Aim — Starting with the first line below, extract each line through the one that contains "10000, 12000, 14000];", inclusive, excluding pictures.

-------

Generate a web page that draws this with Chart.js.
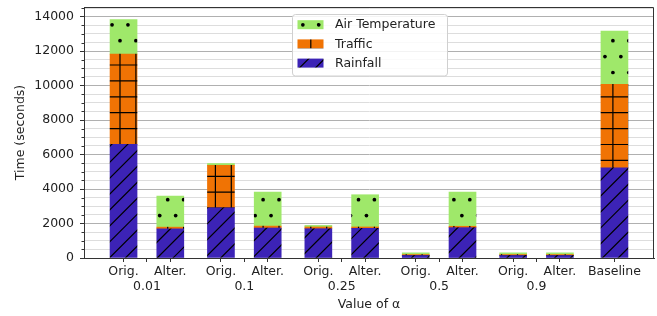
<!DOCTYPE html>
<html>
<head>
<meta charset="utf-8">
<script src="https://cdn.jsdelivr.net/npm/chart.js@4.4.0/dist/chart.umd.min.js"></script>
<style>
  html, body { margin: 0; padding: 0; background: #fff; }
  #wrap { width: 657px; height: 316px; }
</style>
</head>
<body>
<div id="wrap"><canvas id="myChart" width="657" height="316"></canvas></div>
<script>
// data (seconds)
const alphas = ['0.01', '0.1', '0.25', '0.5', '0.9'];
const variants = ['Orig.', 'Alter.'];
const baselineLabel = 'Baseline';
const rainfall = [6600, 1690, 2910, 1740, 1700, 1720, 140, 1760, 140, 140, 5230];
const traffic  = [5230, 100, 2460, 110, 100, 80, 60, 80, 60, 60, 4840];
const airTemp  = [2000, 1800, 110, 1970, 90, 1870, 100, 1980, 100, 100, 3100];
const yTickLabels = [0, 2000, 4000, 6000, 8000, 10000, 12000, 14000];

// layout of the bars on a numeric x axis: group centre at g, members at g -/+ 0.24
const pairOffset = 0.24;
const baselinePos = 4.8;
const barPos = [];
const xTicks = [];
alphas.forEach((a, g) => {
    barPos.push(g - pairOffset, g + pairOffset);
    xTicks.push({ value: g - pairOffset, label: variants[0] });
    xTicks.push({ value: g, label: ['', a] });
    xTicks.push({ value: g + pairOffset, label: variants[1] });
});
barPos.push(baselinePos);
xTicks.push({ value: baselinePos, label: baselineLabel });

const yMax = 14560;
const yMinorStep = (yTickLabels[1] - yTickLabels[0]) / 4;
const yTicks = [];
for (let v = 0; v <= yMax; v += yMinorStep) yTicks.push(v);

const canvas = document.getElementById('myChart');
const ctx = canvas.getContext('2d');

// matplotlib-like hatches, tile of 10 periods so spacing stays 15.9px
const S = 15.9, T = 159;
function hatch(color, kind) {
    const tile = document.createElement('canvas');
    tile.width = T; tile.height = T;
    const g = tile.getContext('2d');
    g.fillStyle = color;
    g.fillRect(0, 0, T, T);
    g.strokeStyle = '#000';
    g.fillStyle = '#000';
    g.lineWidth = 1.2;
    if (kind === 'dots') {
        for (let j = 0; j < 10; j++) {
            const y = 8.9 + j * S;
            const x0 = j % 2 === 0 ? 8.7 : 0.75;
            for (let i = -1; i <= 10; i++) {
                g.beginPath();
                g.arc(x0 + i * S, y, 1.85, 0, Math.PI * 2);
                g.fill();
            }
        }
    } else if (kind === 'plus') {
        g.beginPath();
        for (let k = 0; k < 10; k++) {
            g.moveTo(0, 1.4 + k * S); g.lineTo(T, 1.4 + k * S);
            g.moveTo(8.7 + k * S, 0); g.lineTo(8.7 + k * S, T);
        }
        g.stroke();
    } else {
        g.beginPath();
        for (let k = -2; k <= 22; k++) {
            const c = 1.7 + k * S;
            g.moveTo(-10, c + 10); g.lineTo(c + 10, -10);
        }
        g.stroke();
    }
    return ctx.createPattern(tile, 'repeat');
}

const toPoints = vals => vals.map((v, i) => ({ x: barPos[i], y: v }));
const isMajor = v => yTickLabels.includes(v);

Chart.defaults.font.family = '"DejaVu Sans"';
Chart.defaults.font.size = 12.5;
Chart.defaults.color = '#222';

const frame = {
    id: 'frame',
    afterDraw(chart) {
        const { ctx: c, chartArea: a } = chart;
        const ys = chart.scales.y;
        c.save();
        // top and right spines
        c.strokeStyle = '#333';
        c.lineWidth = 1;
        c.beginPath();
        c.moveTo(Math.round(a.left) + 0.5, Math.round(a.top) + 0.5);
        c.lineTo(Math.round(a.right) - 0.5, Math.round(a.top) + 0.5);
        c.lineTo(Math.round(a.right) - 0.5, Math.round(a.bottom));
        c.stroke();
        // minor y ticks
        c.beginPath();
        ys.ticks.forEach(t => {
            if (isMajor(t.value)) return;
            const y = Math.round(ys.getPixelForValue(t.value)) + 0.5;
            c.moveTo(a.left - 2.5, y); c.lineTo(a.left, y);
        });
        c.stroke();
        // legend (upper centre)
        const lw = 155, lh = 61.5;
        const lx = Math.round((a.left + a.right) / 2 - lw / 2) + 0.5;
        const ly = Math.round(a.top + 7) + 0.5;
        c.beginPath();
        c.roundRect(lx, ly, lw, lh, 3);
        c.fillStyle = 'rgba(255,255,255,0.85)';
        c.fill();
        c.strokeStyle = '#d0d0d0';
        c.stroke();
        c.font = '12.5px "DejaVu Sans"';
        c.textBaseline = 'middle';
        const ds = chart.data.datasets.slice().reverse();
        ds.forEach((d, i) => {
            const cy = ly + 10.2 + i * 19.2;
            c.fillStyle = d.backgroundColor;
            c.fillRect(lx + 5, cy - 4.5, 26, 9);
            c.fillStyle = '#222';
            c.fillText(d.label, lx + 42.5, cy + 0.5);
        });
        c.restore();
    }
};

new Chart(canvas, {
    type: 'bar',
    data: {
        datasets: [
            { label: 'Rainfall', data: toPoints(rainfall), backgroundColor: hatch('#3c23b6', 'diag') },
            { label: 'Traffic', data: toPoints(traffic), backgroundColor: hatch('#f07304', 'plus') },
            { label: 'Air Temperature', data: toPoints(airTemp), backgroundColor: hatch('#9fe86a', 'dots') }
        ]
    },
    options: {
        responsive: false,
        animation: false,
        devicePixelRatio: 1,
        barThickness: 27,
        borderWidth: 0,
        layout: { padding: { top: 7, right: 3, left: 0, bottom: 0 } },
        plugins: { legend: { display: false }, tooltip: { enabled: false } },
        scales: {
            x: {
                type: 'linear',
                stacked: true,
                offset: false,
                min: -0.646,
                max: 5.206,
                afterBuildTicks: s => { s.ticks = xTicks.map(t => ({ value: t.value })); },
                afterFit: s => { s.height = 58; s.paddingLeft = 0; s.paddingRight = 0; },
                ticks: {
                    autoSkip: false,
                    maxRotation: 0,
                    padding: 2,
                    callback: (v, i) => xTicks[i].label
                },
                grid: { drawOnChartArea: false, offset: false, tickLength: 4, tickColor: '#333' },
                border: { color: '#333', width: 1 },
                title: { display: true, text: 'Value of α', padding: { top: 0, bottom: 3.5 } }
            },
            y: {
                stacked: true,
                min: 0,
                max: yMax,
                afterBuildTicks: s => { s.ticks = yTicks.map(v => ({ value: v })); },
                afterFit: s => { s.width = 84; s.paddingTop = 0; s.paddingBottom = 0; },
                ticks: {
                    autoSkip: false,
                    padding: 6,
                    callback: v => isMajor(v) ? String(v) : ''
                },
                grid: {
                    tickLength: 4,
                    color: c => isMajor(c.tick.value) ? '#b0b0b0' : '#dddddd',
                    tickColor: c => isMajor(c.tick.value) ? '#333' : 'rgba(0,0,0,0)'
                },
                border: { color: '#333', width: 1 },
                title: { display: true, text: 'Time (seconds)', padding: { top: 13, bottom: 0 } }
            }
        }
    },
    plugins: [frame]
});
</script>
</body>
</html>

-------

Completed exercise —
Generate a web page that draws this with Chart.js.
<!DOCTYPE html>
<html>
<head>
<meta charset="utf-8">
<script src="https://cdn.jsdelivr.net/npm/chart.js@4.4.0/dist/chart.umd.min.js"></script>
<style>
  html, body { margin: 0; padding: 0; background: #fff; }
  #wrap { width: 657px; height: 316px; }
</style>
</head>
<body>
<div id="wrap"><canvas id="myChart" width="657" height="316"></canvas></div>
<script>
// data (seconds)
const alphas = ['0.01', '0.1', '0.25', '0.5', '0.9'];
const variants = ['Orig.', 'Alter.'];
const baselineLabel = 'Baseline';
const rainfall = [6600, 1690, 2910, 1740, 1700, 1720, 140, 1760, 140, 140, 5230];
const traffic  = [5230, 100, 2460, 110, 100, 80, 60, 80, 60, 60, 4840];
const airTemp  = [2000, 1800, 110, 1970, 90, 1870, 100, 1980, 100, 100, 3100];
const yTickLabels = [0, 2000, 4000, 6000, 8000, 10000, 12000, 14000];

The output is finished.